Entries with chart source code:

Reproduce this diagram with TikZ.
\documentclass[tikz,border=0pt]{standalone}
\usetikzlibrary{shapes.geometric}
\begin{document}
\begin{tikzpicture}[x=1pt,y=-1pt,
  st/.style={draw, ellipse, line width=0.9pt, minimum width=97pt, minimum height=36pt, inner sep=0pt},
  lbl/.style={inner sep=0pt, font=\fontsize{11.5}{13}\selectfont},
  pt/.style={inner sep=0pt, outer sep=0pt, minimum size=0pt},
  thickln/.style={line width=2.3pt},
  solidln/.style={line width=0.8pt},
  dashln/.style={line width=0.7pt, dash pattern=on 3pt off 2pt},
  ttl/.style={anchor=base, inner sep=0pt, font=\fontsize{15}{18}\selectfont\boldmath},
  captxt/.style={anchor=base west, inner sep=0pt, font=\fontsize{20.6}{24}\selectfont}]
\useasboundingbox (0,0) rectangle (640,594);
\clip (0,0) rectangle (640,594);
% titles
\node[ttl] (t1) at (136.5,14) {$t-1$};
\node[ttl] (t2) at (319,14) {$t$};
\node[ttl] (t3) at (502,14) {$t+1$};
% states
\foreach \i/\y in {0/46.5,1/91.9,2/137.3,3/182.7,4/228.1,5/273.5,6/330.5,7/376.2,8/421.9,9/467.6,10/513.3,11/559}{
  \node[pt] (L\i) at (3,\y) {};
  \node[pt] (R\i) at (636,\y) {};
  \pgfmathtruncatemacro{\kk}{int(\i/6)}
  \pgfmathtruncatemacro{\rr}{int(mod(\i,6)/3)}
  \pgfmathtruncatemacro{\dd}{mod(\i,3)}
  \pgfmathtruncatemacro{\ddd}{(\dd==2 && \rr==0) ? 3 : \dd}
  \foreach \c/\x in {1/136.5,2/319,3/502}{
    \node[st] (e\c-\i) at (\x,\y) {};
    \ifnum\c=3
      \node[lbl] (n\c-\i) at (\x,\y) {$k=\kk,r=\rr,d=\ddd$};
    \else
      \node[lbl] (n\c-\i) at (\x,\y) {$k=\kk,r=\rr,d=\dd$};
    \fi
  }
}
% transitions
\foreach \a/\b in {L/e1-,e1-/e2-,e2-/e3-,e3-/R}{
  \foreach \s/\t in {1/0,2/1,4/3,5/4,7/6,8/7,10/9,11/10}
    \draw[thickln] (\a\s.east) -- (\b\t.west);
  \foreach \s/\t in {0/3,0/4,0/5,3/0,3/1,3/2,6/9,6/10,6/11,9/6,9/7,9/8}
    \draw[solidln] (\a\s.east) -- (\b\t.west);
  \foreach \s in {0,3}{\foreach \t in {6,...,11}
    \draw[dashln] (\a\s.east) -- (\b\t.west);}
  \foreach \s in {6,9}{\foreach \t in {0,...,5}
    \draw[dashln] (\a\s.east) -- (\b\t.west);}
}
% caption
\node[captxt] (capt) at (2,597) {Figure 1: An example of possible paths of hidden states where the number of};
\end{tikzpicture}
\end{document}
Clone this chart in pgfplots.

==

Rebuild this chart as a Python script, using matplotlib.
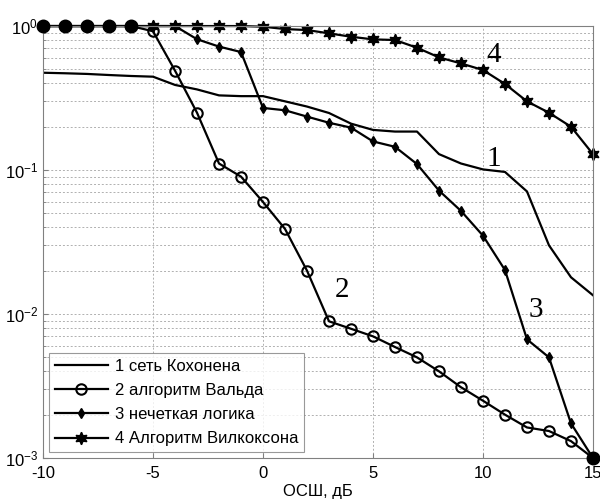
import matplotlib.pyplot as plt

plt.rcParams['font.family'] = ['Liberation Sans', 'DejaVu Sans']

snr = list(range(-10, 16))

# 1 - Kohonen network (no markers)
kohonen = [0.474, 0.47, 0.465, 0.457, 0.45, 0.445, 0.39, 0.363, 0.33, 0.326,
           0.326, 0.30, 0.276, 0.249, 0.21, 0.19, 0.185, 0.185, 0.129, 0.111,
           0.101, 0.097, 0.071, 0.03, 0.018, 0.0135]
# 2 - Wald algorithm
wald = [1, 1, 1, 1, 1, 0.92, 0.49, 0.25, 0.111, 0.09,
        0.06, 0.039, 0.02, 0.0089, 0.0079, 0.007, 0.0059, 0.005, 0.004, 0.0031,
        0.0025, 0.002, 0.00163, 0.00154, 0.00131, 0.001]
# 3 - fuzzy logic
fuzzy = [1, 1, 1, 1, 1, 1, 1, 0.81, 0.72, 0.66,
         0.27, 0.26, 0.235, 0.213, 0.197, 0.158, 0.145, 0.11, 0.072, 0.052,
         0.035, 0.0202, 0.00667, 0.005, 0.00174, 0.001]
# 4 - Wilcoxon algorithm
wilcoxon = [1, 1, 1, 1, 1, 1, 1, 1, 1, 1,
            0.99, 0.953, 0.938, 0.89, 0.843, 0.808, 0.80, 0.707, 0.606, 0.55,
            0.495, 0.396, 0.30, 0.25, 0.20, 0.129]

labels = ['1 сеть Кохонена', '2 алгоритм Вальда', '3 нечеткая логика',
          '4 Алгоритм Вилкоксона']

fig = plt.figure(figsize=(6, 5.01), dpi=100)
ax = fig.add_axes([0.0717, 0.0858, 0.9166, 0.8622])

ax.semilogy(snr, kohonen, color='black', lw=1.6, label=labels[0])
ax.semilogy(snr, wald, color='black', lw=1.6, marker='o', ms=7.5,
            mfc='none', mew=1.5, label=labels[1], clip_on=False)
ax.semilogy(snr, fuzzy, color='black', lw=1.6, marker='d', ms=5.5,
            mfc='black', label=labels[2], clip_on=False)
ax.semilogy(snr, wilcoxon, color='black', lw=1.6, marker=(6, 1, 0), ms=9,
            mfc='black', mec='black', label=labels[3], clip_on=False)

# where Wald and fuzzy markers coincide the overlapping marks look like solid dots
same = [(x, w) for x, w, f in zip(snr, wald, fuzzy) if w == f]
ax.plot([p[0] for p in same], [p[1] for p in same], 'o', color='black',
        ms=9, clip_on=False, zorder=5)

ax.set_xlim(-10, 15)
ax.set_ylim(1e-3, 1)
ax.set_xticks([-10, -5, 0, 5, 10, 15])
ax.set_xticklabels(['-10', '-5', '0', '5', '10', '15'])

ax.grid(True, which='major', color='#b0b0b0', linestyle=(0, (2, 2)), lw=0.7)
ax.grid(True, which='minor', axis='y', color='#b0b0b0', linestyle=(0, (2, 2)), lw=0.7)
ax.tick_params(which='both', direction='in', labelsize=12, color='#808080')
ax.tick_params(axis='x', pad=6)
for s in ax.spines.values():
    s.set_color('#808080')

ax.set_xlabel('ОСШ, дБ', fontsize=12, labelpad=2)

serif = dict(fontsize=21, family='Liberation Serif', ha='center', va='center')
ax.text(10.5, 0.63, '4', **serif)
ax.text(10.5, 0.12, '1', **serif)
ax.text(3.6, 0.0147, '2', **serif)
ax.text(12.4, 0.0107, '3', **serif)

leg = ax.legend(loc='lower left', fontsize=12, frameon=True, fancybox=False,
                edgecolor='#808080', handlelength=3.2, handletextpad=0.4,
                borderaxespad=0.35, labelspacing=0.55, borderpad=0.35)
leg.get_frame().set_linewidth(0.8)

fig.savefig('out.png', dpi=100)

OBJECTIVE:
Everything from the line with "Rebuild this chart" down to the line with "ax = fig.add_axes([0.0717, 0.0858, 0.9166, 0.8622])" in the data above should be copied exactly, with both end lines kept and the pictures left out.

ANSWER:
Rebuild this chart as a Python script, using matplotlib.
import matplotlib.pyplot as plt

plt.rcParams['font.family'] = ['Liberation Sans', 'DejaVu Sans']

snr = list(range(-10, 16))

# 1 - Kohonen network (no markers)
kohonen = [0.474, 0.47, 0.465, 0.457, 0.45, 0.445, 0.39, 0.363, 0.33, 0.326,
           0.326, 0.30, 0.276, 0.249, 0.21, 0.19, 0.185, 0.185, 0.129, 0.111,
           0.101, 0.097, 0.071, 0.03, 0.018, 0.0135]
# 2 - Wald algorithm
wald = [1, 1, 1, 1, 1, 0.92, 0.49, 0.25, 0.111, 0.09,
        0.06, 0.039, 0.02, 0.0089, 0.0079, 0.007, 0.0059, 0.005, 0.004, 0.0031,
        0.0025, 0.002, 0.00163, 0.00154, 0.00131, 0.001]
# 3 - fuzzy logic
fuzzy = [1, 1, 1, 1, 1, 1, 1, 0.81, 0.72, 0.66,
         0.27, 0.26, 0.235, 0.213, 0.197, 0.158, 0.145, 0.11, 0.072, 0.052,
         0.035, 0.0202, 0.00667, 0.005, 0.00174, 0.001]
# 4 - Wilcoxon algorithm
wilcoxon = [1, 1, 1, 1, 1, 1, 1, 1, 1, 1,
            0.99, 0.953, 0.938, 0.89, 0.843, 0.808, 0.80, 0.707, 0.606, 0.55,
            0.495, 0.396, 0.30, 0.25, 0.20, 0.129]

labels = ['1 сеть Кохонена', '2 алгоритм Вальда', '3 нечеткая логика',
          '4 Алгоритм Вилкоксона']

fig = plt.figure(figsize=(6, 5.01), dpi=100)
ax = fig.add_axes([0.0717, 0.0858, 0.9166, 0.8622])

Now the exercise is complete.